My talent and this blog have been lying dormant for some time now. As always, there is no excuse. I have been letting life wash over me instead of controlling the flow. I say I want to have a writing practice, and produce work, and I know many ways it can be done. Motivation and inspiration comes in many forms. Today it comes from my dear friend and writing mentor, who after years of teaching about writing practices has created one for herself and it has been transformative. I want to be just like her.
How not to have a regular writing practice:
- Sit around scrolling on Facebook
- Give up cable TV, but then spend literally hours on Netflix and Hulu binge watching many seasons of shows
- Sit around feeling sorry for myself because I have not produced any writing because I don’t sit down and do the work
- Find a pile of papers I brought home from work because my mailbox is full then sort and resort them
- Reorganize my bookshelves (all 5 of them) and move books from one to another in new and exciting ways
- Flip through pictures to find the one I want for this blog post and then spend time putting them into folders
- Remember a random fact about one of the shows I am binge watching then need to know more about it and go to google it and then end up going down a Youtube wormhole for 2 hours
- Be scared of silence so I keep Pandora on and get distracted by singing along with my faves
How to have a regular writing practice:
- Sit down and do the work. Every day.
I like to say I am a writer. There are thoughts and ideas and stories that are lurking just below the surface. What has kept me from putting pen to paper? Fear. What am I afraid of? Everything. Who wants to hear my stories about my life? My random thoughts and opinions? Why would they care what I think? I thought I had pushed through some of these fears when I was in the Outer Banks earlier this year. There was an amazing gathering of women writers that spent a week creating and supporting and inspiring each other at a retreat I had the privilege of attending this past April, Struck By Writing. I felt like I had been washed clean of those insecurities. Then I returned home and got stuck in the mundane parts of life and the momentum was gone.

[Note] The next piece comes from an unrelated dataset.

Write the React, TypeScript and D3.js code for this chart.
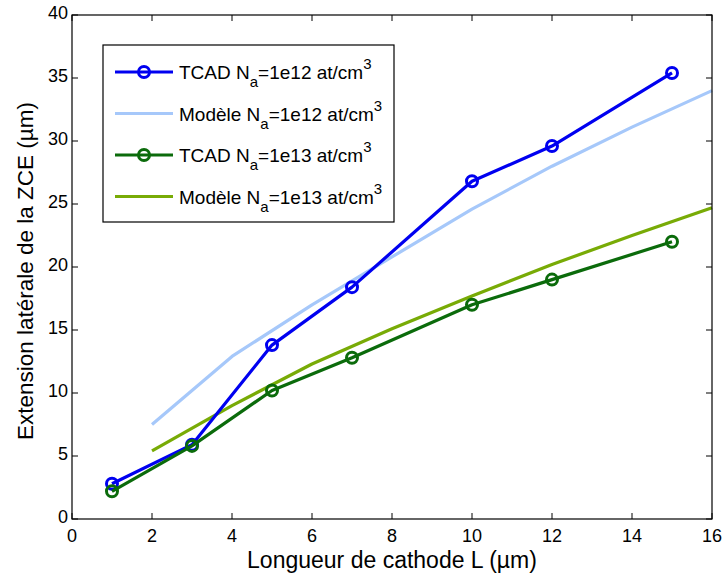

Today I am making a statement that I will start and continue a writing practice. Declaring it out loud in the world gives me accountability and a commitment that I cannot seem to make to myself. I should consider myself worthy of making that commitment, but I do not. Until I can, I will commit to you all out there, whoever may be within earshot, that I will sit down and do the work. Fake it til I make it. I will produce content every day. Sometimes for myself, sometimes for my blog, but always putting words on a page. No distractions. Just a girl and a computer and a cup of coffee.
In anticipation of my success, I would like to say thanks to everyone who supports me and my writing life. I think your faith in me will pay off if I just do the work. And I am declaring to you all right now that I will. Do the work.